[Goal]
Reproduce the listing exactly and skip over any pictures.

--- START OF Information shown ---

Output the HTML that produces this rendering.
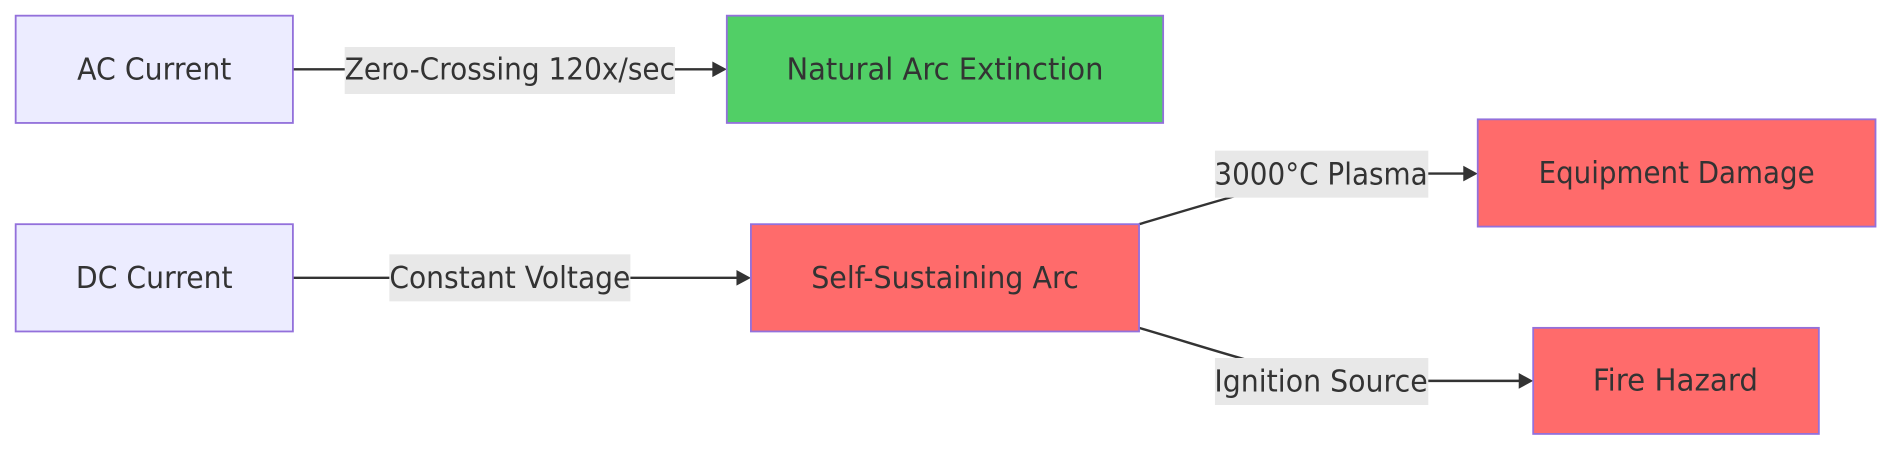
<!DOCTYPE html>
<html><head><meta charset="utf-8"><style>html,body{margin:0;padding:0;background:#fff;}svg{display:block}</style></head>
<body>
<svg width="1889" height="452" viewBox="0 0 1567 375" preserveAspectRatio="xMinYMin meet" xmlns="http://www.w3.org/2000/svg" font-family="'DejaVu Sans', sans-serif" font-size="25">
<g fill="none" stroke="#333" stroke-width="2">
<path d="M243,57.5H593"/>
<path d="M243,230.5H613" />
<path d="M945,186 C1040,158 1080,144 1150,144 L1216,144"/>
<path d="M945,272 C1040,300 1080,316 1150,316 L1262,316"/>
</g>
<g fill="#333">
<path d="M591,51L603,57.5L591,64z"/>
<path d="M611,224L623,230.5L611,237z"/>
<path d="M1214,137.5L1226,144L1214,150.5z"/>
<path d="M1260,309.5L1272,316L1260,322.5z"/>
</g>
<g fill="#e8e8e8">
<rect x="286" y="39" width="274" height="39"/>
<rect x="323" y="211" width="200" height="39"/>
<rect x="1008" y="125" width="177" height="39"/>
<rect x="1008" y="297" width="177" height="39"/>
</g>
<g stroke="#9370db" stroke-width="1.5">
<rect x="13" y="13" width="230" height="89" fill="#ececff"/>
<rect x="603" y="13" width="362" height="89" fill="#51cf66"/>
<rect x="13" y="186" width="230" height="89" fill="#ececff"/>
<rect x="623" y="186" width="322" height="89" fill="#ff6b6b"/>
<rect x="1226" y="99" width="330" height="89" fill="#ff6b6b"/>
<rect x="1272" y="272" width="237" height="88" fill="#ff6b6b"/>
</g>
<g fill="#333" text-anchor="middle" dominant-baseline="central">
<text x="128" y="58" textLength="128" lengthAdjust="spacingAndGlyphs">AC Current</text>
<text x="784" y="58" textLength="263" lengthAdjust="spacingAndGlyphs">Natural Arc Extinction</text>
<text x="128" y="231" textLength="130" lengthAdjust="spacingAndGlyphs">DC Current</text>
<text x="784" y="231" textLength="222" lengthAdjust="spacingAndGlyphs">Self-Sustaining Arc</text>
<text x="1391" y="144" textLength="229" lengthAdjust="spacingAndGlyphs">Equipment Damage</text>
<text x="1390" y="316" textLength="137" lengthAdjust="spacingAndGlyphs">Fire Hazard</text>
<text x="423" y="58" textLength="274" lengthAdjust="spacingAndGlyphs">Zero-Crossing 120x/sec</text>
<text x="423" y="231" textLength="200" lengthAdjust="spacingAndGlyphs">Constant Voltage</text>
<text x="1096" y="145" textLength="177" lengthAdjust="spacingAndGlyphs">3000°C Plasma</text>
<text x="1096" y="317" textLength="177" lengthAdjust="spacingAndGlyphs">Ignition Source</text>
</g>
</svg>
</body></html>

--- END OF Information shown ---

[Exercise response]
Output the HTML that produces this rendering.
<!DOCTYPE html>
<html><head><meta charset="utf-8"><style>html,body{margin:0;padding:0;background:#fff;}svg{display:block}</style></head>
<body>
<svg width="1889" height="452" viewBox="0 0 1567 375" preserveAspectRatio="xMinYMin meet" xmlns="http://www.w3.org/2000/svg" font-family="'DejaVu Sans', sans-serif" font-size="25">
<g fill="none" stroke="#333" stroke-width="2">
<path d="M243,57.5H593"/>
<path d="M243,230.5H613" />
<path d="M945,186 C1040,158 1080,144 1150,144 L1216,144"/>
<path d="M945,272 C1040,300 1080,316 1150,316 L1262,316"/>
</g>
<g fill="#333">
<path d="M591,51L603,57.5L591,64z"/>
<path d="M611,224L623,230.5L611,237z"/>
<path d="M1214,137.5L1226,144L1214,150.5z"/>
<path d="M1260,309.5L1272,316L1260,322.5z"/>
</g>
<g fill="#e8e8e8">
<rect x="286" y="39" width="274" height="39"/>
<rect x="323" y="211" width="200" height="39"/>
<rect x="1008" y="125" width="177" height="39"/>
<rect x="1008" y="297" width="177" height="39"/>
</g>
<g stroke="#9370db" stroke-width="1.5">
<rect x="13" y="13" width="230" height="89" fill="#ececff"/>
<rect x="603" y="13" width="362" height="89" fill="#51cf66"/>
<rect x="13" y="186" width="230" height="89" fill="#ececff"/>
<rect x="623" y="186" width="322" height="89" fill="#ff6b6b"/>
<rect x="1226" y="99" width="330" height="89" fill="#ff6b6b"/>
<rect x="1272" y="272" width="237" height="88" fill="#ff6b6b"/>
</g>
<g fill="#333" text-anchor="middle" dominant-baseline="central">
<text x="128" y="58" textLength="128" lengthAdjust="spacingAndGlyphs">AC Current</text>
<text x="784" y="58" textLength="263" lengthAdjust="spacingAndGlyphs">Natural Arc Extinction</text>
<text x="128" y="231" textLength="130" lengthAdjust="spacingAndGlyphs">DC Current</text>
<text x="784" y="231" textLength="222" lengthAdjust="spacingAndGlyphs">Self-Sustaining Arc</text>
<text x="1391" y="144" textLength="229" lengthAdjust="spacingAndGlyphs">Equipment Damage</text>
<text x="1390" y="316" textLength="137" lengthAdjust="spacingAndGlyphs">Fire Hazard</text>
<text x="423" y="58" textLength="274" lengthAdjust="spacingAndGlyphs">Zero-Crossing 120x/sec</text>
<text x="423" y="231" textLength="200" lengthAdjust="spacingAndGlyphs">Constant Voltage</text>
<text x="1096" y="145" textLength="177" lengthAdjust="spacingAndGlyphs">3000°C Plasma</text>
<text x="1096" y="317" textLength="177" lengthAdjust="spacingAndGlyphs">Ignition Source</text>
</g>
</svg>
</body></html>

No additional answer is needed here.